PROBLEM TO SOLVE:
For this exercise, repeat all of the material verbatim apart from its images.

(Source code of charts)
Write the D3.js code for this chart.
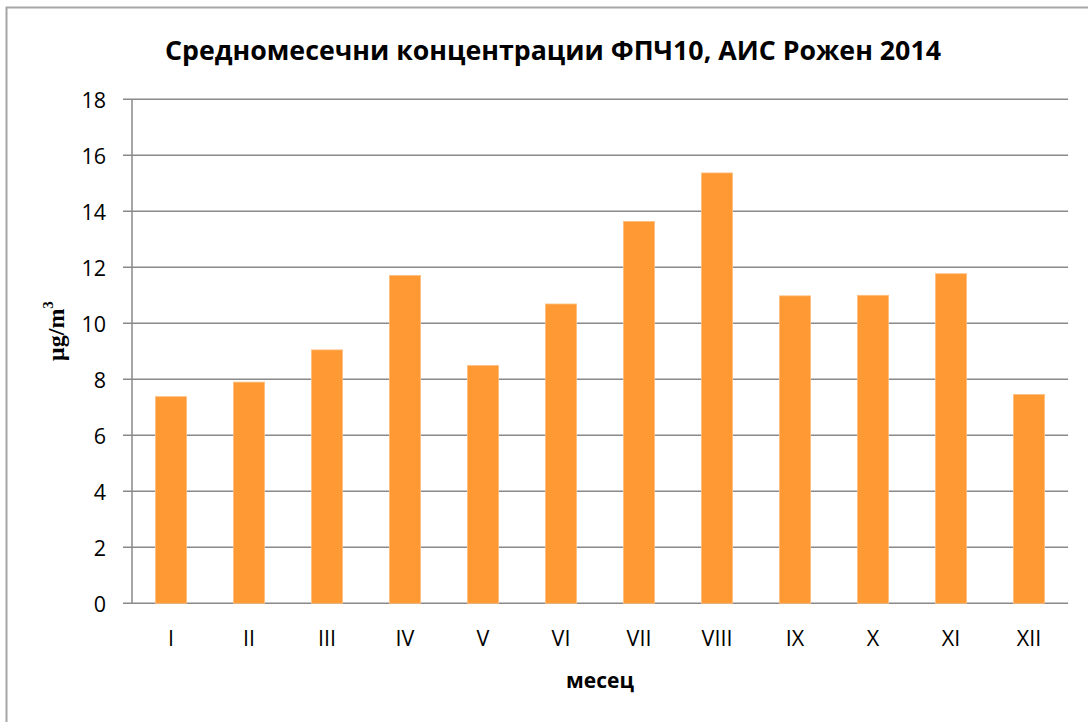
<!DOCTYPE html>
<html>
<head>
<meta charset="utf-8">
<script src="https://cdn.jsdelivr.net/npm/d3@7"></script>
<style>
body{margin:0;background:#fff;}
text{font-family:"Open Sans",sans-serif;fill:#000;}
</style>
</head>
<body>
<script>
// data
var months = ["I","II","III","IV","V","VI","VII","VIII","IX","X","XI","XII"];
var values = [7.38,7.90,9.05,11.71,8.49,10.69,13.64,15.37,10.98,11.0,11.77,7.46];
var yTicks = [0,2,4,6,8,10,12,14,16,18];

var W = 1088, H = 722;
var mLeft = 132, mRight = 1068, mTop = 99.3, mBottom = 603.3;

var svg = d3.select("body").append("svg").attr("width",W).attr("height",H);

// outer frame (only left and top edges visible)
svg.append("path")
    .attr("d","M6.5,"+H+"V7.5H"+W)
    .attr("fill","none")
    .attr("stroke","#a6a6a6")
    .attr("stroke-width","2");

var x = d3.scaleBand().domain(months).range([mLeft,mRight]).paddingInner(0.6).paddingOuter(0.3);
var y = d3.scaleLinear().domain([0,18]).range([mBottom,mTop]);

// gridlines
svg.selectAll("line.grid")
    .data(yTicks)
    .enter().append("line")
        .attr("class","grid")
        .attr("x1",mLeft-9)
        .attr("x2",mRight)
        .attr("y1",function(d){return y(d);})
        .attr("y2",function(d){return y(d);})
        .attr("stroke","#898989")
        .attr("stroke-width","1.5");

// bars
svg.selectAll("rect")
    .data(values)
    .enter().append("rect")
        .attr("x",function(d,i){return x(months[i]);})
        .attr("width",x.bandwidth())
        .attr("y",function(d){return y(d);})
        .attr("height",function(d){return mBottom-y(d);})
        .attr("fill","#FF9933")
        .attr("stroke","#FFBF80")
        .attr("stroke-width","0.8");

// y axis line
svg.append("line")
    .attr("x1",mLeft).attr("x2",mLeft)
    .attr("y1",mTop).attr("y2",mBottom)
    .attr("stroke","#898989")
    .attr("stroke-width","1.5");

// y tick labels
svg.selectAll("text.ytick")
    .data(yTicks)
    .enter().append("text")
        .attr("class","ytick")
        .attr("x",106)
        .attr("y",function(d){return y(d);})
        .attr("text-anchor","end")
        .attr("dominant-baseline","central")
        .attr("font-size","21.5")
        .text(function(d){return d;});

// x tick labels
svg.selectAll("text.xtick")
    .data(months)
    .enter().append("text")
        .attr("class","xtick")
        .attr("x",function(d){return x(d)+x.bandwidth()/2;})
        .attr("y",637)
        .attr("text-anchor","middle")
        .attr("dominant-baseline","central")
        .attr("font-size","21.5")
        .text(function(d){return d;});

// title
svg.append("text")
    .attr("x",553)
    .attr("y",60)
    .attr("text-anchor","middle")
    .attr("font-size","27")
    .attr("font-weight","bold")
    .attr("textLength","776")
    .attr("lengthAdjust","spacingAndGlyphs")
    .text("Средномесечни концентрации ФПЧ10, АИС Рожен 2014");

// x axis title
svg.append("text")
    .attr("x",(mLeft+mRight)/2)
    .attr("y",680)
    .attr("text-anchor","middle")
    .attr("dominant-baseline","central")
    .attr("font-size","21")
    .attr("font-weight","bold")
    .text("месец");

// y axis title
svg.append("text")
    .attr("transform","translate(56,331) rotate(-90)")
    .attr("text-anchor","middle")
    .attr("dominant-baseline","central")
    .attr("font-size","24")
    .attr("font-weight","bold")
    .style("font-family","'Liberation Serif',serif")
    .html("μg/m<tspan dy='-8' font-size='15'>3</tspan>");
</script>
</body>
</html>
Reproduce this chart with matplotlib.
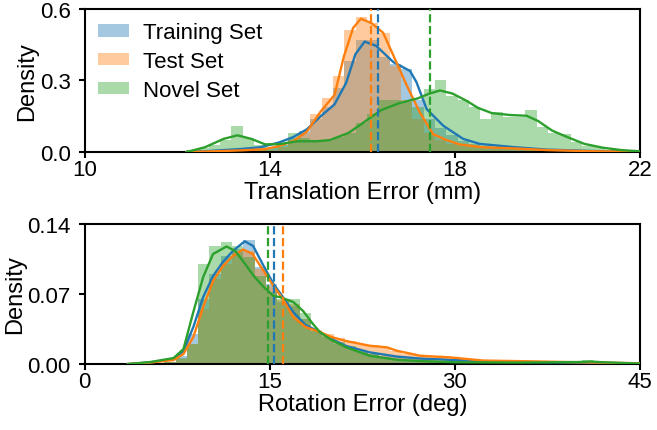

FULL RESPONSE:
Write the D3.js code for this chart.
<!DOCTYPE html>
<html>
<head>
<meta charset="utf-8">
<script src="https://cdn.jsdelivr.net/npm/d3@7"></script>
<style>
body{margin:0;background:#fff;}
text{font-family:"Open Sans",sans-serif;fill:#000;}
</style>
</head>
<body>
<script>
// data
var months = ["I","II","III","IV","V","VI","VII","VIII","IX","X","XI","XII"];
var values = [7.38,7.90,9.05,11.71,8.49,10.69,13.64,15.37,10.98,11.0,11.77,7.46];
var yTicks = [0,2,4,6,8,10,12,14,16,18];

var W = 1088, H = 722;
var mLeft = 132, mRight = 1068, mTop = 99.3, mBottom = 603.3;

var svg = d3.select("body").append("svg").attr("width",W).attr("height",H);

// outer frame (only left and top edges visible)
svg.append("path")
    .attr("d","M6.5,"+H+"V7.5H"+W)
    .attr("fill","none")
    .attr("stroke","#a6a6a6")
    .attr("stroke-width","2");

var x = d3.scaleBand().domain(months).range([mLeft,mRight]).paddingInner(0.6).paddingOuter(0.3);
var y = d3.scaleLinear().domain([0,18]).range([mBottom,mTop]);

// gridlines
svg.selectAll("line.grid")
    .data(yTicks)
    .enter().append("line")
        .attr("class","grid")
        .attr("x1",mLeft-9)
        .attr("x2",mRight)
        .attr("y1",function(d){return y(d);})
        .attr("y2",function(d){return y(d);})
        .attr("stroke","#898989")
        .attr("stroke-width","1.5");

// bars
svg.selectAll("rect")
    .data(values)
    .enter().append("rect")
        .attr("x",function(d,i){return x(months[i]);})
        .attr("width",x.bandwidth())
        .attr("y",function(d){return y(d);})
        .attr("height",function(d){return mBottom-y(d);})
        .attr("fill","#FF9933")
        .attr("stroke","#FFBF80")
        .attr("stroke-width","0.8");

// y axis line
svg.append("line")
    .attr("x1",mLeft).attr("x2",mLeft)
    .attr("y1",mTop).attr("y2",mBottom)
    .attr("stroke","#898989")
    .attr("stroke-width","1.5");

// y tick labels
svg.selectAll("text.ytick")
    .data(yTicks)
    .enter().append("text")
        .attr("class","ytick")
        .attr("x",106)
        .attr("y",function(d){return y(d);})
        .attr("text-anchor","end")
        .attr("dominant-baseline","central")
        .attr("font-size","21.5")
        .text(function(d){return d;});

// x tick labels
svg.selectAll("text.xtick")
    .data(months)
    .enter().append("text")
        .attr("class","xtick")
        .attr("x",function(d){return x(d)+x.bandwidth()/2;})
        .attr("y",637)
        .attr("text-anchor","middle")
        .attr("dominant-baseline","central")
        .attr("font-size","21.5")
        .text(function(d){return d;});

// title
svg.append("text")
    .attr("x",553)
    .attr("y",60)
    .attr("text-anchor","middle")
    .attr("font-size","27")
    .attr("font-weight","bold")
    .attr("textLength","776")
    .attr("lengthAdjust","spacingAndGlyphs")
    .text("Средномесечни концентрации ФПЧ10, АИС Рожен 2014");

// x axis title
svg.append("text")
    .attr("x",(mLeft+mRight)/2)
    .attr("y",680)
    .attr("text-anchor","middle")
    .attr("dominant-baseline","central")
    .attr("font-size","21")
    .attr("font-weight","bold")
    .text("месец");

// y axis title
svg.append("text")
    .attr("transform","translate(56,331) rotate(-90)")
    .attr("text-anchor","middle")
    .attr("dominant-baseline","central")
    .attr("font-size","24")
    .attr("font-weight","bold")
    .style("font-family","'Liberation Serif',serif")
    .html("μg/m<tspan dy='-8' font-size='15'>3</tspan>");
</script>
</body>
</html>
Reproduce this chart with matplotlib.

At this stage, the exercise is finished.